1) When a plane fails catastrophically, the impact is limited to a smaller geographical area.

2) Pollution from the failure of a plane doesn't involve what is estimated to be a century-long endeavor to cleanup.

3) The toxicity from plane failures do not invade nearly every facet of life, making entire areas unlivable.

I am not a proponent of nuclear energy because we do not have a way to handle the full lifecycle, including failures. We will have this someday, but the idea of "well throw this waste into a rock formation somewhere and hope it doesn't cause a problem because it takes hundreds of years to handle" is just not reasonable. Even today, the Hanford site in Washington is leaking radioactive shit into the Columbia River and there is no estimated date to complete this cleanup.

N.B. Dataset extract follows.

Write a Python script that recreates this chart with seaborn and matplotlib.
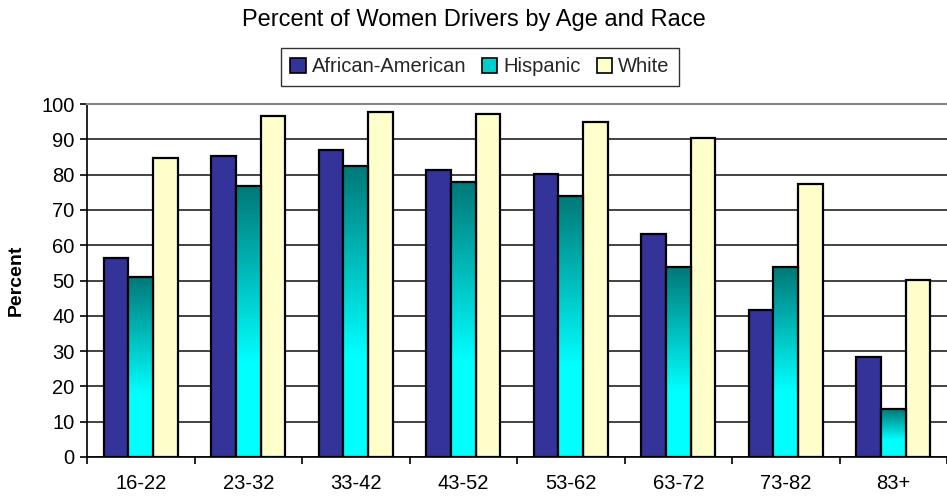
import numpy as np
import pandas as pd
import seaborn as sns
import matplotlib.pyplot as plt
from matplotlib.colors import LinearSegmentedColormap
from matplotlib.patches import Patch

ages = ['16-22', '23-32', '33-42', '43-52', '53-62', '63-72', '73-82', '83+']
races = ['African-American', 'Hispanic', 'White']
african_american = [56.5, 85.2, 86.9, 81.2, 80.2, 63.2, 41.7, 28.2]
hispanic = [50.9, 76.7, 82.3, 77.9, 73.9, 53.8, 53.8, 13.5]
white = [84.6, 96.5, 97.6, 97.2, 94.9, 90.4, 77.4, 50.1]

df = pd.DataFrame({'Age': ages * 3,
                   'Race': np.repeat(races, len(ages)),
                   'Percent': african_american + hispanic + white})

sns.set_theme(style="white")
plt.rcParams['font.family'] = ['Liberation Sans', 'DejaVu Sans']

fig = plt.figure(figsize=(9.47, 5.04), dpi=100)
ax = fig.add_axes([87/947, 47/504, 860/947, 353/504])

colors = ['#333399', '#00CCCC', '#FFFFCC']
sns.barplot(data=df, x='Age', y='Percent', hue='Race', palette=colors, saturation=1,
            width=0.685, edgecolor='black', linewidth=1.6, legend=False, ax=ax)

# horizontal gridlines drawn behind bars
ax.set_axisbelow(True)
ax.yaxis.grid(True, color='#222222', linewidth=1.2)
ax.set_yticks(range(0, 101, 10))

# teal -> cyan gradient on the Hispanic bars
cmap = LinearSegmentedColormap.from_list('teal', [(0, '#00FFFF'), (0.35, '#00FFFF'), (1, '#007878')])
grad = np.linspace(0, 1, 256).reshape(-1, 1)
for bar in ax.containers[1]:
    x0, y0 = bar.get_x(), bar.get_y()
    w, h = bar.get_width(), bar.get_height()
    im = ax.imshow(grad, cmap=cmap, aspect='auto', origin='lower',
                   extent=[x0, x0 + w, y0, y0 + h], zorder=bar.get_zorder())
    im.set_clip_path(bar)
    bar.set_facecolor('none')
    bar.set_zorder(bar.get_zorder() + 0.1)
ax.set_xlim(-0.5, 7.5)
ax.set_ylim(0, 100)

for s in ['left', 'bottom']:
    ax.spines[s].set_color('black')
    ax.spines[s].set_linewidth(1.2)
ax.spines['top'].set_color('#888888')
ax.spines['top'].set_linewidth(1.5)
ax.spines['right'].set_visible(False)

ax.set_xticks(range(len(ages)))
ax.set_xticklabels(ages)
ax.set_xticks(np.arange(-0.5, 8, 1), minor=True)
ax.tick_params(axis='x', which='major', length=0, labelsize=14.5, pad=12, colors='black')
ax.tick_params(axis='x', which='minor', length=5, width=1.2, color='black', direction='out', bottom=True)
ax.tick_params(axis='y', length=5, width=1.2, color='black', direction='out', left=True,
               labelsize=14.5, labelcolor='black', pad=4)
ax.set_xlabel('')
ax.set_ylabel('Percent', fontsize=14, fontweight='bold', color='black')
ax.yaxis.set_label_coords(-(87 - 25) / 860, 0.5)

fig.text(0.5, 1 - 20/504, 'Percent of Women Drivers by Age and Race',
         ha='center', va='center', fontsize=17, color='black')

handles = [Patch(facecolor=c, edgecolor='black', linewidth=1.2) for c in colors]
leg = fig.legend(handles, races, loc='center', bbox_to_anchor=(480/947, 1 - 67/504), ncol=3,
                 frameon=True, fontsize=14.5, handlelength=0.75, handleheight=0.75,
                 handletextpad=0.3, columnspacing=0.8, borderpad=0.45, fancybox=False)
leg.get_frame().set_edgecolor('black')
leg.get_frame().set_linewidth(1.0)

fig.savefig('out.png', dpi=100)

I completely understand where you're coming from but you can't just take nuclear energy in a vacuum. Of course if the alternative was between nuclear power plants and the miracle energy drive which runs on dreams and produces terrawatts without any risks and any pollution then there's no question.

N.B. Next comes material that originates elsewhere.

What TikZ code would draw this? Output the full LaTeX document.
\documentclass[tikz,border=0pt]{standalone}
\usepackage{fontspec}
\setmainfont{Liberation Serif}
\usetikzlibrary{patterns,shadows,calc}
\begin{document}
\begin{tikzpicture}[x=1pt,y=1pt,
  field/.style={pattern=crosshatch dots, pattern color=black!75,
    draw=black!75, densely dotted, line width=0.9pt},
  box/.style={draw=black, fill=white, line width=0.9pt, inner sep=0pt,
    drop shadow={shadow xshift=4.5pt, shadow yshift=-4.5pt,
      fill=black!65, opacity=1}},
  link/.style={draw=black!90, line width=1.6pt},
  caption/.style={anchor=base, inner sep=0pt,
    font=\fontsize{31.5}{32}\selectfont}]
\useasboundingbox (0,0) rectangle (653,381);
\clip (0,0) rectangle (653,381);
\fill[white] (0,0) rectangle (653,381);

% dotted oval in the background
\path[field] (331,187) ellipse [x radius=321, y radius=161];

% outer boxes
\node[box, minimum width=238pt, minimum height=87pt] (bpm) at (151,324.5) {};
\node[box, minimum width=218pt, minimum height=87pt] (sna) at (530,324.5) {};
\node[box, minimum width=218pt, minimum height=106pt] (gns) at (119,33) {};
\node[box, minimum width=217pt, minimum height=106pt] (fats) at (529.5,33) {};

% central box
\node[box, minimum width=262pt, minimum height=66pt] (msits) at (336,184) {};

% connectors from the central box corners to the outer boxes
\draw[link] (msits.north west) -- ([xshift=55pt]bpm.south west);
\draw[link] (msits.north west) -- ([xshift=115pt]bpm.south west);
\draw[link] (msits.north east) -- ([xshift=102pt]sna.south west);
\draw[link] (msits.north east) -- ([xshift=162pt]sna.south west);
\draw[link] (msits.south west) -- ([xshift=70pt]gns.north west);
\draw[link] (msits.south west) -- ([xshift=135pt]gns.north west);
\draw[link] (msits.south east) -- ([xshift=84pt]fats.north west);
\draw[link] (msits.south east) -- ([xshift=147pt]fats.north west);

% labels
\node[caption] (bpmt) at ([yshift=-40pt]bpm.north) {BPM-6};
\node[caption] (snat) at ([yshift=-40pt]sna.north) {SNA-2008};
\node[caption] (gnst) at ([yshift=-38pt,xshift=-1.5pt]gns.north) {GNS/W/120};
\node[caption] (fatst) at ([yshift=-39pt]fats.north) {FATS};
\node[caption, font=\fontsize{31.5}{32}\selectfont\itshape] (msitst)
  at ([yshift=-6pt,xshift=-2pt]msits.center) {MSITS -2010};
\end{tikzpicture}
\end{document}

But that's not the world we live in. Today we have renewable energy, which is promising but not yet ready to be our sole source of energy. Then we have fossil energy which wrecks our climate at an alarming pace. Then we have nuclear which has its own set of problems but at least won't contribute to global warming.

Sure it's a tragedy that Pripyat and Fukushima are now unlivable and will remain so for a long, long time. But global warming will probably make entire continent-sized stretches of land effectively unlivable. That's what you should be pitting nuclear reactors against.